With the leaked ebay info all they probably need is a SSN to open store
credits and I am sure the crooks have other databases to cross with this info
to get a complete set necessary to open an account. And don't forget about
phishing calls, now that they know so many details about the users the crooks
can call them and credibly pretend to be various institutions that the ebay
users have a relationship with and thus coax more info out of them. The
elderly are particularly prone to this type of scam.

I have a friend who's identity was stolen and it was a nightmare. The crooks
opened numerous store accounts in his name, typically for furniture and
electronic stores. They had the goods shipped to some address and then sold
it, ironically enough, on ebay. All told they got away with over $80,000 in
theft. In cleaning up this mess my friend discovered from the FBI investigator
assigned to his case that he was lucky -- all the theft was in another state
and so there was no disputing that it was him and the crooks exceed some magic
number of dollars and thus it was an FBI issue not a local police issue. It
still took him over a year of work to get it all resolved.

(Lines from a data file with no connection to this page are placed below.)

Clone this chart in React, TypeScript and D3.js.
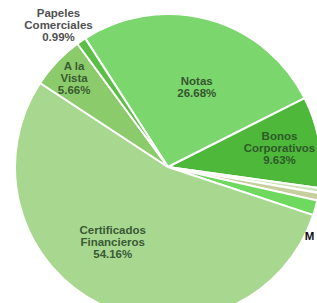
import { pie, arc, type PieArcDatum } from "d3"

const categories = [
  "Notas",
  "Bonos Corporativos",
  "Otros A",
  "Otros B",
  "Otros C",
  "Certificados Financieros",
  "A la Vista",
  "Papeles Comerciales",
]
const shares = [26.68, 9.63, 0.5, 0.8, 1.58, 54.16, 5.66, 0.99]
const sliceColors = [
  "#7bd76d",
  "#4db83a",
  "#cfe5b9",
  "#c8cf9f",
  "#6fd85e",
  "#a8d890",
  "#8ccb6b",
  "#5cbe46",
]
const labelLines: string[][] = [
  ["Notas", "26.68%"],
  ["Bonos", "Corporativos", "9.63%"],
  [],
  [],
  ["M"],
  ["Certificados", "Financieros", "54.16%"],
  ["A la", "Vista", "5.66%"],
  ["Papeles", "Comerciales", "0.99%"],
]

// label placement: angle shift from slice middle (deg), radius factor
const labelPlace: Record<number, { shift: number; k: number; color: string; anchor: string }> = {
  0: { shift: 4.5, k: 0.556, color: "#36552f", anchor: "middle" },
  1: { shift: -0.2, k: 0.739, color: "#2f5a29", anchor: "middle" },
  4: { shift: 11.2, k: 1.0, color: "#111", anchor: "start" },
  5: { shift: 10.5, k: 0.61, color: "#3a5936", anchor: "middle" },
  6: { shift: 0, k: 0.846, color: "#395c31", anchor: "middle" },
  7: { shift: -3.1, k: 1.172, color: "#505050", anchor: "middle" },
}

const W = 317
const H = 303
const cx = 168
const cy = 167
const R = 153
const deg = Math.PI / 180

type Slice = { name: string; value: number; color: string; i: number }

export default function App() {
  const data: Slice[] = categories.map((name, i) => ({
    name,
    value: shares[i],
    color: sliceColors[i],
    i,
  }))

  const layout = pie<Slice>()
    .sort(null)
    .value((d) => d.value)
    .startAngle(-32.76 * deg)
    .endAngle((360 - 32.76) * deg)

  const arcs = layout(data)
  const arcGen = arc<PieArcDatum<Slice>>().innerRadius(0).outerRadius(R)

  return (
    <svg
      width={W}
      height={H}
      style={{ position: "absolute", left: 0, top: 0, background: "#fff" }}
      fontFamily="'Liberation Sans', Arial, sans-serif"
    >
      <g transform={`translate(${cx},${cy})`}>
        {arcs.map((a) => (
          <path
            key={a.data.name}
            d={arcGen(a) ?? ""}
            fill={a.data.color}
            stroke="#fff"
            strokeWidth={2}
            strokeLinejoin="round"
          />
        ))}
        {arcs.map((a) => {
          const place = labelPlace[a.data.i]
          const lines = labelLines[a.data.i]
          if (!place || lines.length === 0) return null
          const mid = (a.startAngle + a.endAngle) / 2 + place.shift * deg
          const r = R * place.k
          const x = Math.sin(mid) * r
          const y = -Math.cos(mid) * r
          const firstBase = y - (lines.length - 1) * 6 + 4
          return (
            <text
              key={"l" + a.data.name}
              x={x}
              y={firstBase}
              textAnchor={place.anchor}
              fontSize={11.5}
              fontWeight="bold"
              fill={place.color}
            >
              {lines.map((t, j) => (
                <tspan key={j} x={x} y={firstBase + j * 12}>
                  {t}
                </tspan>
              ))}
            </text>
          )
        })}
      </g>
    </svg>
  )
}
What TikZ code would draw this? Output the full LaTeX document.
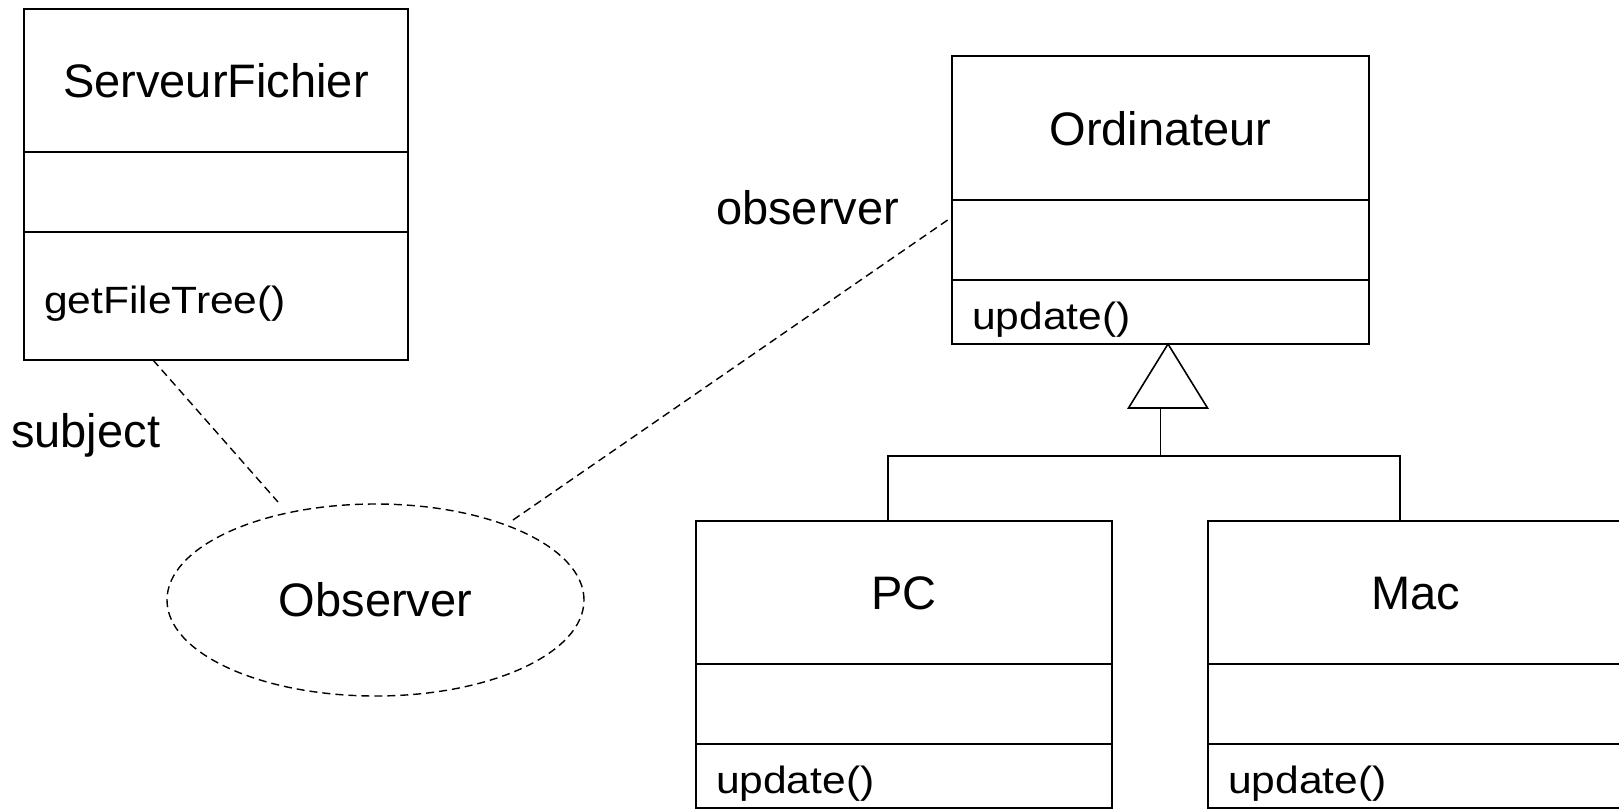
\documentclass[tikz,border=0pt]{standalone}
\usepackage{fontspec}
\setmainfont{Liberation Sans}
\newfontfamily\methfont[FakeStretch=1.12]{Liberation Sans}
\usetikzlibrary{shapes.geometric}

\tikzset{
  uml/.style={draw=black, line width=1.6pt},
  compart/.style={uml, rectangle, inner sep=0pt, outer sep=0pt, anchor=north west},
  namebox/.style={compart, minimum width=#1, minimum height=143pt,
    font=\fontsize{47}{56}\selectfont, text height=34pt, text depth=0pt},
  attrbox/.style={compart, minimum width=#1, minimum height=80pt},
  methbox/.style={compart, inner xsep=20pt, align=left,
    font=\methfont\fontsize{38}{46}\selectfont, text height=35pt, text depth=0pt},
  rolelabel/.style={anchor=base west, inner sep=0pt, font=\fontsize{47}{56}\selectfont},
  assoc/.style={draw=black, line width=1.4pt, dash pattern=on 8pt off 5pt},
}

\begin{document}
\begin{tikzpicture}[x=1pt, y=-1pt]
  \clip (0,0) rectangle (1619,809);
  \fill[white] (0,0) rectangle (1619,809);

  % ServeurFichier
  \node[namebox=384pt, minimum height=143pt] (sfN) at (24,9) {ServeurFichier};
  \node[attrbox=384pt] (sfA) at (sfN.south west) {};
  \node[methbox, text width=344pt, minimum height=128pt] (sfM) at (sfA.south west) {getFileTree()};

  % Ordinateur
  \node[namebox=417pt, minimum height=144pt] (ordN) at (952,56) {Ordinateur};
  \node[attrbox=417pt] (ordA) at (ordN.south west) {};
  \node[methbox, text width=377pt, minimum height=64pt] (ordM) at (ordA.south west) {update()};

  % PC
  \node[namebox=416pt] (pcN) at (696,521) {PC};
  \node[attrbox=416pt] (pcA) at (pcN.south west) {};
  \node[methbox, text width=376pt, minimum height=64pt] (pcM) at (pcA.south west) {update()};

  % Mac
  \node[namebox=416pt] (macN) at (1208,521) {Mac};
  \node[attrbox=416pt] (macA) at (macN.south west) {};
  \node[methbox, text width=376pt, minimum height=64pt] (macM) at (macA.south west) {update()};

  % Observer collaboration
  \node[ellipse, assoc, minimum width=417pt, minimum height=192pt, inner sep=0pt,
        font=\fontsize{47}{56}\selectfont] (obs) at (375.5,600) {Observer};

  \coordinate (subjEnd) at (278,502);
  \coordinate (obsEnd) at (513,520);
  \draw[assoc] ([xshift=129pt]sfM.south west) -- (subjEnd);
  \draw[assoc] (obsEnd) -- ([yshift=23pt]ordA.west);

  \node[rolelabel] (subjLbl) at (11,447) {subject};
  \node[rolelabel] (obsLbl) at (716,224) {observer};

  % generalisation
  \coordinate (apex) at ([xshift=7.5pt]ordM.south);
  \draw[uml, line join=miter] (apex) -- ++(-39.5,64) -- ++(79,0) -- cycle;
  \coordinate (fork) at ([yshift=-112pt]ordM.south);
  \draw[uml] ([yshift=-64pt]ordM.south) -- (fork);
  \draw[uml] ([xshift=-16pt]pcN.north) |- (fork) -| ([xshift=-16pt]macN.north);
\end{tikzpicture}
\end{document}
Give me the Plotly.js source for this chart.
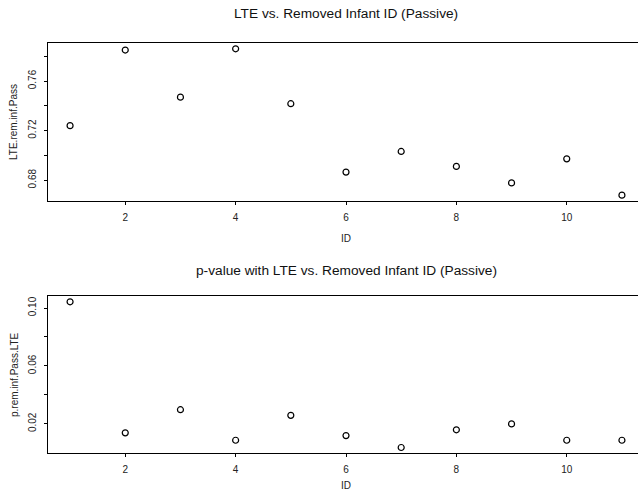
<!DOCTYPE html>
<html>
<head>
<meta charset="utf-8">
<script src="https://cdn.plot.ly/plotly-3.0.1.min.js"></script>
<style>
html,body{margin:0;padding:0;overflow:hidden;background:#fff;width:638px;height:492px;}
#chart{width:660px;height:492px;}
</style>
</head>
<body>
<div id="chart"></div>
<script>
const ids = [1,2,3,4,5,6,7,8,9,10,11];
const lteRemInfPass = [0.724,0.785,0.747,0.786,0.7417,0.6865,0.7032,0.6911,0.6778,0.6972,0.6679];
const pRemInfPassLTE = [0.1043,0.0138,0.0298,0.0087,0.0259,0.0119,0.0037,0.0159,0.0200,0.0087,0.0087];

const xTickVals = [2,4,6,8,10];
const y1TickVals = [0.68,0.70,0.72,0.74,0.76,0.78];
const y1TickText = ['0.68','','0.72','','0.76',''];
const y2TickVals = [0.02,0.04,0.06,0.08,0.10];
const y2TickText = ['0.02','','0.06','','0.10'];

const marker = {symbol:'circle-open', size:6, color:'#000', line:{width:1.2, color:'#000'}};
const FAM = 'Liberation Sans, Arial, sans-serif';
const tickFnt = {family:FAM, size:10, color:'#222'};
const labFnt = {family:FAM, size:10, color:'#222'};
const titleFnt = {family:FAM, size:13.7, color:'#111'};

const traces = [
  {x: ids, y: lteRemInfPass, type:'scatter', mode:'markers', marker: marker, xaxis:'x', yaxis:'y', hoverinfo:'none'},
  {x: ids, y: pRemInfPassLTE, type:'scatter', mode:'markers', marker: marker, xaxis:'x2', yaxis:'y2', hoverinfo:'none'}
];

function xa(anchor){
  return {anchor: anchor, range:[0.6,11.4], tickvals: xTickVals, ticks:'outside', ticklen:3, tickcolor:'#000',
    ticklabelstandoff:4,
    showline:true, mirror:true, linecolor:'#000', linewidth:1, showgrid:false, zeroline:false, tickfont: tickFnt};
}
function ya(anchor, dom, rng, tv, tt){
  return {anchor: anchor, domain: dom, range: rng, tickvals: tv, ticktext: tt, ticks:'outside', ticklen:3, tickcolor:'#000',
    ticklabelstandoff:4,
    tickangle:-90, showline:true, mirror:false, linecolor:'#000', linewidth:1, showgrid:false, zeroline:false, tickfont: tickFnt};
}

const layout = {
  width:660, height:492,
  margin:{l:48, r:16, t:0, b:0},
  paper_bgcolor:'#fff', plot_bgcolor:'#fff',
  showlegend:false,
  font: tickFnt,
  xaxis: xa('y'),
  yaxis: ya('x', [0.5915,0.9126], [0.6632,0.7907], y1TickVals, y1TickText),
  xaxis2: xa('y2'),
  yaxis2: ya('x2', [0.0787,0.3984], [-0.0003,0.1083], y2TickVals, y2TickText),
  annotations: [
    {text:'LTE vs. Removed Infant ID (Passive)', xref:'paper', yref:'paper', x:0.5, y:(492-14)/492, xanchor:'center', yanchor:'middle', showarrow:false, font: titleFnt},
    {text:'p-value with LTE vs. Removed Infant ID (Passive)', xref:'paper', yref:'paper', x:0.5, y:(492-270)/492, xanchor:'center', yanchor:'middle', showarrow:false, font: titleFnt},
    {text:'ID', xref:'paper', yref:'paper', x:0.5, y:(492-238)/492, xanchor:'center', yanchor:'middle', showarrow:false, font: labFnt},
    {text:'ID', xref:'paper', yref:'paper', x:0.5, y:(492-485)/492, xanchor:'center', yanchor:'middle', showarrow:false, font: labFnt},
    {text:'LTE.rem.inf.Pass', xref:'paper', yref:'paper', x:-34/596, y:(492-122)/492, xanchor:'center', yanchor:'middle', textangle:-90, showarrow:false, font: labFnt},
    {text:'p.rem.inf.Pass.LTE', xref:'paper', yref:'paper', x:-34/596, y:(492-375)/492, xanchor:'center', yanchor:'middle', textangle:-90, showarrow:false, font: labFnt}
  ]
};

Plotly.newPlot('chart', traces, layout, {staticPlot:true, displayModeBar:false});
</script>
</body>
</html>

I recently got some obvious phishing calls which is why I put a fraud alert on
my accounts, it cost me nothing and has no impact on my ability to use my
credit.

------
milesf
I remember the early days of eBay when the founder said people in the world
are basically trustworthy. I wonder what his opinion is now?

------
omilu
Fortunately ebay has over 100 million active users so the odds of the hackers
actually using my account is negligible :/